== SUPPLIED DATA ==
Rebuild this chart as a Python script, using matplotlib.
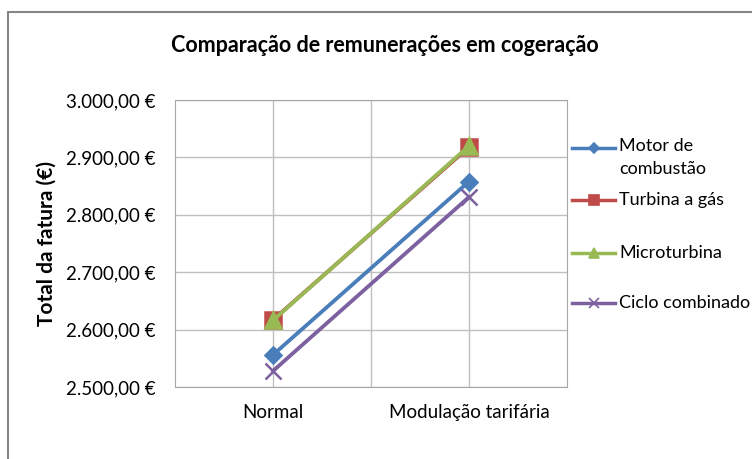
import matplotlib.pyplot as plt
from matplotlib.lines import Line2D
from matplotlib.ticker import FuncFormatter

categories = ["Normal", "Modulação tarifária"]
series_names = ["Motor de\ncombustão", "Turbina a gás", "Microturbina", "Ciclo combinado"]
motor = [2556, 2858]
turbina = [2617, 2918]
micro = [2616, 2920]
ciclo = [2528, 2831]
y_ticks = [2500, 2600, 2700, 2800, 2900, 3000]

colors = ["#4A7EBB", "#BE4B48", "#98B954", "#7D60A0"]
markers = ["D", "s", "^", "x"]
msizes = [8, 11.5, 11.5, 11.5]
leg_msizes = [5, 7, 7.5, 7]

plt.rcParams["font.family"] = ["Lato", "DejaVu Sans"]

W, H = 752, 459
fig = plt.figure(figsize=(W / 100, H / 100), dpi=100)
ax = fig.add_axes([175 / W, 1 - 387 / H, 392 / W, 287 / H])

x = list(range(len(categories)))
for vals, c, m, ms in zip([motor, turbina, micro, ciclo], colors, markers, msizes):
    ax.plot(x, vals, color=c, lw=2.75, marker=m, markersize=ms, mew=1.8,
            solid_capstyle="round")

ax.set_xlim(-0.5, 1.5)
ax.set_ylim(2500, 3000)
ax.set_yticks(y_ticks)
ax.yaxis.set_major_formatter(FuncFormatter(
    lambda v, p: "{:,.2f} €".format(v).replace(",", "X").replace(".", ",").replace("X", ".")))
ax.set_xticks(x)
ax.set_xticklabels(categories)
ax.set_xticks([0.5], minor=True)
ax.grid(True, which="both", color="#BFBFBF", lw=1)
ax.set_axisbelow(True)
ax.tick_params(length=0, labelsize=13.5, colors="#000000")
ax.tick_params(axis="x", pad=12)
ax.tick_params(axis="y", pad=14)
ax.tick_params(which="minor", length=0)
for s in ax.spines.values():
    s.set_color("#A6A6A6")

ax.set_ylabel("Total da fatura (€)", fontsize=15, fontweight="bold", labelpad=7)
fig.text(385 / W, 1 - 45 / H, "Comparação de remunerações em cogeração", ha="center", va="center",
         fontsize=15.5, fontweight="bold")

# legend, drawn beside the plot like Excel does
rows = [148, 200, 253, 303]
for name, c, m, ms, row in zip(series_names, colors, markers, leg_msizes, rows):
    yf = 1 - row / H
    fig.add_artist(Line2D([572 / W, 615 / W], [yf, yf], transform=fig.transFigure,
                          color=c, lw=2.5))
    fig.add_artist(Line2D([593.5 / W], [yf], transform=fig.transFigure, color=c,
                          marker=m, markersize=ms, mew=1.2, lw=0))
    if "\n" in name:
        fig.text(619 / W, 1 - (row - 10) / H, name, ha="left", va="top", fontsize=13,
                 linespacing=1.5)
    else:
        fig.text(619 / W, yf, name, ha="left", va="center", fontsize=13)

# outer chart border
border = plt.Rectangle((8 / W, -0.05), 1.2, 1.05 - 12 / H, transform=fig.transFigure,
                       fill=False, edgecolor="#868686", lw=1.5)
fig.add_artist(border)

fig.savefig("out.png", dpi=100)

== WHAT IS EXPECTED ==
Write out exactly the opening lines of the data, stopping after the line that holds "from matplotlib.ticker import FuncFormatter". Exclude pictures.

== ANSWER TO THIS PROBLEM ==
Rebuild this chart as a Python script, using matplotlib.
import matplotlib.pyplot as plt
from matplotlib.lines import Line2D
from matplotlib.ticker import FuncFormatter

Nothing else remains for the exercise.